Audio By Carbonatix
Environmental NGO, A Rocha Ghana, wants government to explain why illegal rosewood dealer, Helen Huang, was deported instead of being prosecuted.
Deputy Director of the organisation, Daryl Bosu, said it is becoming the norm that when criminal offences, relating to natural resources, are committed by Chinese nationals, the government tends to take the convenient approach to immediately deport them.
“The first instance was the case of Aisha Huang, who was involved in the galamsey [illegal gold mining] and was actually known to be at the top of the syndicate. Then also comes Helen Huang who is also known to be the Rosewood Queen,” he said.
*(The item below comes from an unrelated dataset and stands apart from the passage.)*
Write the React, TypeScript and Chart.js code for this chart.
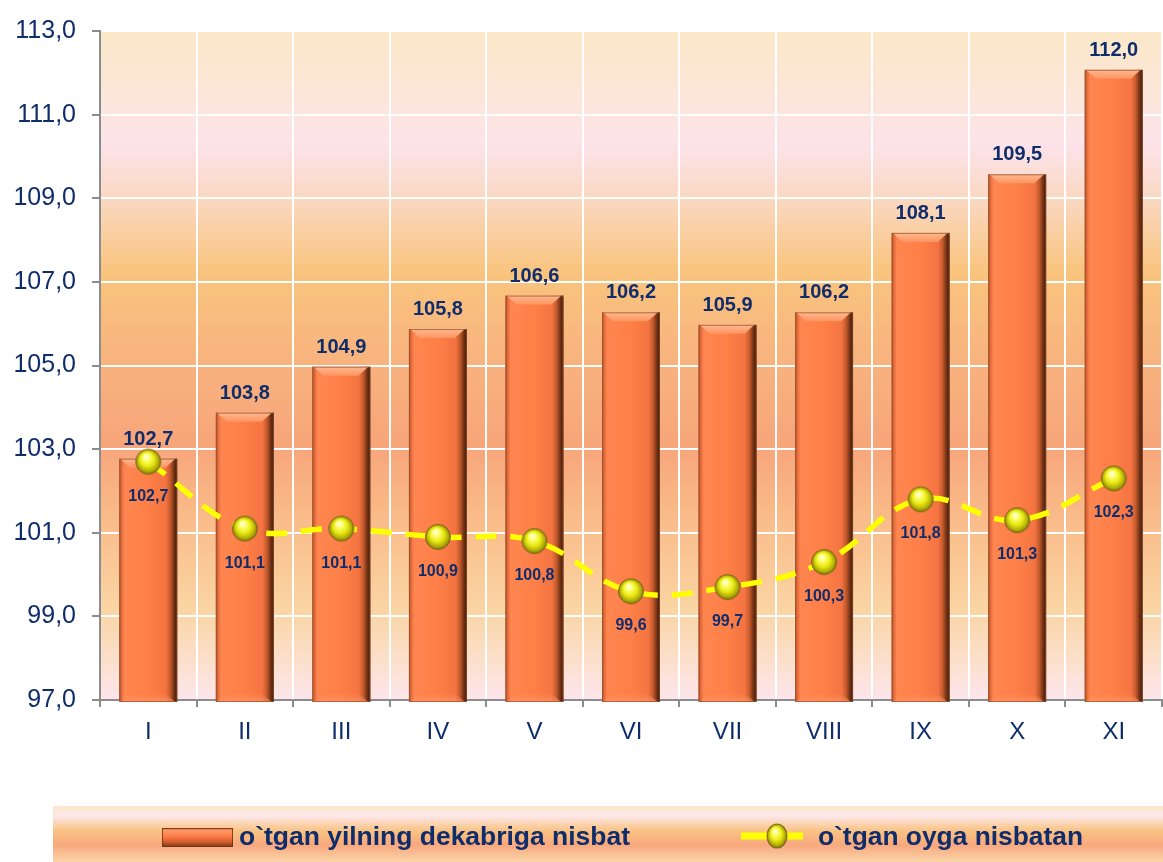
import React, { useEffect, useRef } from 'react';
import { Chart, registerables } from 'chart.js';

Chart.register(...registerables);

const categories = ['I', 'II', 'III', 'IV', 'V', 'VI', 'VII', 'VIII', 'IX', 'X', 'XI'];
const barValues = [102.7, 103.8, 104.9, 105.8, 106.6, 106.2, 105.9, 106.2, 108.1, 109.5, 112.0];
const lineValues = [102.7, 101.1, 101.1, 100.9, 100.8, 99.6, 99.7, 100.3, 101.8, 101.3, 102.3];
const barLabel = 'o`tgan yilning dekabriga nisbat';
const lineLabel = 'o`tgan oyga nisbatan';
const yMin = 97;
const yMax = 113;
const yStep = 2;

const NAVY = '#0F2C6B';
const FONT = '"Liberation Sans", Arial, Helvetica, sans-serif';
const fmt = (v: number) => v.toFixed(1).replace('.', ',');

function drawSphere(ctx: CanvasRenderingContext2D, cx: number, cy: number, rx: number, ry: number) {
  ctx.save();
  ctx.translate(cx, cy);
  ctx.scale(1, ry / rx);
  const r = rx;
  const g = ctx.createRadialGradient(-0.2 * r, -0.45 * r, 0.05 * r, 0, 0, r);
  g.addColorStop(0, '#FFFFE8');
  g.addColorStop(0.22, '#FFFF78');
  g.addColorStop(0.55, '#EAEA12');
  g.addColorStop(0.85, '#B0AA08');
  g.addColorStop(1, '#77700A');
  ctx.beginPath();
  ctx.arc(0, 0, r, 0, Math.PI * 2);
  ctx.fillStyle = g;
  ctx.fill();
  ctx.lineWidth = 1;
  ctx.strokeStyle = 'rgba(125,100,30,0.85)';
  ctx.stroke();
  ctx.restore();
}

function makePointImage(): HTMLCanvasElement {
  const c = document.createElement('canvas');
  c.width = 28;
  c.height = 28;
  const ctx = c.getContext('2d')!;
  drawSphere(ctx, 14, 14, 12.5, 12.5);
  return c;
}

const bgPlugin = {
  id: 'bgPlugin',
  beforeDraw(chart: any) {
    const { ctx, chartArea } = chart;
    const { left, top, right, bottom } = chartArea;
    const g = ctx.createLinearGradient(0, top, 0, bottom);
    g.addColorStop(0, '#FAE8C8');
    g.addColorStop(0.1, '#FCE6DA');
    g.addColorStop(0.17, '#FCE3EA');
    g.addColorStop(0.25, '#FAD8C2');
    g.addColorStop(0.36, '#F9C47E');
    g.addColorStop(0.5, '#F8B27E');
    g.addColorStop(0.62, '#F7A57A');
    g.addColorStop(0.72, '#F9BA88');
    g.addColorStop(0.86, '#FAD4A2');
    g.addColorStop(0.93, '#FBDEC6');
    g.addColorStop(1, '#FDE6EC');
    ctx.save();
    ctx.fillStyle = g;
    ctx.fillRect(left, top, right - left, bottom - top);
    ctx.restore();
  },
};

const barShade = {
  id: 'barShade',
  afterDatasetDraw(chart: any, args: any) {
    if (args.index !== 0) return;
    const ctx: CanvasRenderingContext2D = chart.ctx;
    const area = chart.chartArea;
    ctx.save();
    args.meta.data.forEach((el: any) => {
      const { x, y, base, width } = el.getProps(['x', 'y', 'base', 'width'], true);
      const x0 = x - width / 2;
      const x1 = x + width / 2;
      const top = y - 3;
      const bot = Math.min(base, area.bottom) + 2;
      const h = bot - top;
      const g = ctx.createLinearGradient(x0, 0, x1, 0);
      g.addColorStop(0, '#B4542C');
      g.addColorStop(0.04, '#E46A3A');
      g.addColorStop(0.09, '#FF8650');
      g.addColorStop(0.5, '#FF7F47');
      g.addColorStop(0.8, '#F47442');
      g.addColorStop(0.88, '#C45A2C');
      g.addColorStop(0.95, '#6E3014');
      g.addColorStop(1, '#3A1A08');
      ctx.fillStyle = g;
      ctx.fillRect(x0, top, width, h);
      // top bevel
      const b = 9;
      const gt = ctx.createLinearGradient(0, top, 0, top + b);
      gt.addColorStop(0, '#FFB890');
      gt.addColorStop(1, '#FF9560');
      ctx.beginPath();
      ctx.moveTo(x0 + 1, top);
      ctx.lineTo(x1 - 2, top);
      ctx.lineTo(x1 - b - 3, top + b);
      ctx.lineTo(x0 + b + 2, top + b);
      ctx.closePath();
      ctx.fillStyle = gt;
      ctx.fill();
      // bottom bevel
      const gb = ctx.createLinearGradient(0, bot - b, 0, bot);
      gb.addColorStop(0, 'rgba(255,140,90,0)');
      gb.addColorStop(1, 'rgba(255,150,100,0.7)');
      ctx.beginPath();
      ctx.moveTo(x0 + b + 2, bot - b);
      ctx.lineTo(x1 - b - 3, bot - b);
      ctx.lineTo(x1 - 2, bot);
      ctx.lineTo(x0 + 1, bot);
      ctx.closePath();
      ctx.fillStyle = gb;
      ctx.fill();
      ctx.strokeStyle = 'rgba(140,80,50,0.7)';
      ctx.lineWidth = 1;
      ctx.strokeRect(x0 + 0.5, top + 0.5, width - 1, h - 1);
    });
    ctx.restore();
  },
};

const labelPlugin = {
  id: 'labelPlugin',
  afterDatasetsDraw(chart: any) {
    const ctx: CanvasRenderingContext2D = chart.ctx;
    ctx.save();
    ctx.fillStyle = NAVY;
    ctx.textAlign = 'center';
    ctx.textBaseline = 'alphabetic';
    const barMeta = chart.getDatasetMeta(0);
    ctx.font = `bold 20px ${FONT}`;
    barMeta.data.forEach((el: any, i: number) => {
      ctx.fillText(fmt(barValues[i]), el.x, el.y - 17);
    });
    const lineMeta = chart.getDatasetMeta(1);
    ctx.font = `bold 16px ${FONT}`;
    lineMeta.data.forEach((el: any, i: number) => {
      ctx.fillText(fmt(lineValues[i]), el.x, el.y + 39);
    });
    ctx.restore();
  },
};

function fitText(ctx: CanvasRenderingContext2D, text: string, x: number, baseline: number, width: number) {
  ctx.font = `bold 25px ${FONT}`;
  const w = ctx.measureText(text).width;
  ctx.save();
  ctx.translate(x, baseline);
  ctx.scale(width / w, 1);
  ctx.textAlign = 'left';
  ctx.textBaseline = 'alphabetic';
  ctx.fillText(text, 0, 0);
  ctx.restore();
}

const legendPlugin = {
  id: 'legendPlugin',
  afterDraw(chart: any) {
    const ctx: CanvasRenderingContext2D = chart.ctx;
    const bandTop = 806;
    const bandH = 60;
    ctx.save();
    const g = ctx.createLinearGradient(0, bandTop, 0, bandTop + 56);
    g.addColorStop(0, '#FBE8CC');
    g.addColorStop(0.18, '#FDE7EA');
    g.addColorStop(0.33, '#FBD2AC');
    g.addColorStop(0.45, '#F9C282');
    g.addColorStop(0.7, '#F8A87E');
    g.addColorStop(0.86, '#FAC096');
    g.addColorStop(1, '#FBD4A8');
    ctx.fillStyle = g;
    ctx.fillRect(53, bandTop, chart.width - 53, bandH);

    // bar swatch
    const sx = 162, sy = 828, sw = 71, sh = 19;
    const gs = ctx.createLinearGradient(0, sy, 0, sy + sh);
    gs.addColorStop(0, '#D86838');
    gs.addColorStop(0.15, '#FF9A68');
    gs.addColorStop(0.45, '#FF7A45');
    gs.addColorStop(0.72, '#D25E30');
    gs.addColorStop(1, '#7A3418');
    ctx.fillStyle = gs;
    ctx.fillRect(sx, sy, sw, sh);
    ctx.strokeStyle = 'rgba(110,50,20,0.85)';
    ctx.lineWidth = 1;
    ctx.strokeRect(sx + 0.5, sy + 0.5, sw - 1, sh - 1);

    ctx.fillStyle = NAVY;
    const ds = chart.data.datasets;
    fitText(ctx, ds[0].label, 239, 845, 391);

    // line swatch
    ctx.strokeStyle = '#FFFF00';
    ctx.lineWidth = 7;
    ctx.lineCap = 'butt';
    ctx.beginPath();
    ctx.moveTo(741, 836);
    ctx.lineTo(803, 836);
    ctx.stroke();
    drawSphere(ctx, 777, 836, 10, 12);

    ctx.fillStyle = NAVY;
    fitText(ctx, ds[1].label, 818, 845, 265);
    ctx.restore();
  },
};

export default function App() {
  const canvasRef = useRef<HTMLCanvasElement | null>(null);

  useEffect(() => {
    document.body.style.overflow = 'hidden';
    const canvas = canvasRef.current;
    if (!canvas) return;
    const pointImg = makePointImage();
    const chart = new Chart(canvas, {
      type: 'bar',
      data: {
        labels: categories,
        datasets: [
          {
            type: 'bar',
            label: barLabel,
            data: barValues,
            backgroundColor: '#FF7F47',
            barPercentage: 0.6,
            categoryPercentage: 1,
            order: 1,
          },
          {
            type: 'line',
            label: lineLabel,
            data: lineValues,
            borderColor: '#FFFF00',
            borderWidth: 5.5,
            borderDash: [21, 14],
            tension: 0.4,
            fill: false,
            pointStyle: pointImg as any,
            pointRadius: 12.5,
            order: 0,
          },
        ],
      } as any,
      options: {
        animation: false,
        responsive: false,
        maintainAspectRatio: false,
        layout: { padding: { left: 0, right: 7.5, top: 28, bottom: 0 } },
        plugins: {
          legend: { display: false },
          tooltip: { enabled: false },
        },
        scales: {
          x: {
            offset: true,
            afterFit: (scale: any) => {
              scale.height = 162;
            },
            grid: {
              offset: true,
              color: (c: any) => (c.index === 0 ? 'rgba(0,0,0,0)' : '#FFFFFF'),
              lineWidth: 2,
              tickColor: '#8C8C8C',
              tickLength: 7,
              tickWidth: 2,
            },
            border: { color: '#8C8C8C', width: 2 },
            ticks: {
              color: NAVY,
              font: { family: FONT, size: 24 },
              padding: 11,
              maxRotation: 0,
              autoSkip: false,
            },
          },
          y: {
            min: yMin,
            max: yMax,
            afterFit: (scale: any) => {
              scale.width = 100;
            },
            grid: {
              color: (c: any) => (c.index === 0 ? 'rgba(0,0,0,0)' : '#FFFFFF'),
              lineWidth: 2,
              tickColor: '#8C8C8C',
              tickLength: 8,
              tickWidth: 2,
            },
            border: { color: '#8C8C8C', width: 2 },
            ticks: {
              stepSize: yStep,
              color: NAVY,
              font: { family: FONT, size: 25 },
              padding: 16,
              callback: (v: any) => fmt(Number(v)),
            },
          },
        },
      } as any,
      plugins: [bgPlugin, barShade, labelPlugin, legendPlugin],
    });
    return () => {
      chart.destroy();
    };
  }, []);

  return (
    <div
      style={{
        position: 'absolute',
        left: 0,
        top: 0,
        width: 1163,
        height: 862,
        overflow: 'hidden',
        background: '#FFFFFF',
      }}
    >
      <canvas ref={canvasRef} width={1180} height={862} style={{ width: 1180, height: 862, display: 'block' }} />
    </div>
  );
}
Helen Huang’s deportation has sparked criticism
The Ghana Immigration Service (GIS) announced on Tuesday that Huang Yanfeng, aka Helena Huang, who had been standing trial for allegedly transporting a large quantity of Rosewood to Tema for export to China illegally was been deported.
The GIS explained that she was deported for engaging in illicit business while in the country and subsequently revoked her resident permit.
A notice signed by the Comptroller-General of Immigration, Mr Kwame Esuah Takyi, informing Huang of the decision read:” You are hereby informed that your permit to remain in Ghana has been revoked. Therefore, your continuous presence in Ghana is unlawful.”
A statement confirming the deportation, which was released in Accra on Tuesday, and signed by the Head of Public Affairs at the GIS, Mr Michael Amoako-Atta, said the GIS had also informed the relevant institutions, including the Minister of the Interior, the Ministry of Foreign Affairs and Regional Integration as well as missions abroad to refuse her visa to facilitate her entry into the country in future.
Huang was arrested in Tamale in May for transporting trucks of Rosewood lumbers and charged with possessing banned forestry products.
She was, however, declared missing some 48 hours after being granted a police Inquiry bail. She was re-arrested in June.
A Rocha said Ghana it was unfortunate that the government has shelved the opportunity to prosecute in the two natural resource-related crimes and has taken the easy way out.
“This was a clear example for government to make a statement that we might have made a mistake to make Aisha go, this one we are going to get it right,” Mr Bosu said.

In 2013, former Minister for Lands and Natural Resources, Inusah Fuseini, addressed a media briefing to announce the ban on the harvesting and export of the endangered tree species, Rosewood.
The decision was necessitated by the overharvesting of the species in the savannah belt of the country throughout the former Brong Ahafo, Northern, Upper East and Upper West Regions, as well as some parts of the Volta and Eastern Regions.
Rosewood is a hard timber species with durable, distinct looking grain which takes more than one hundred years to mature. They are wild species which are not cultivated; they grow by themselves.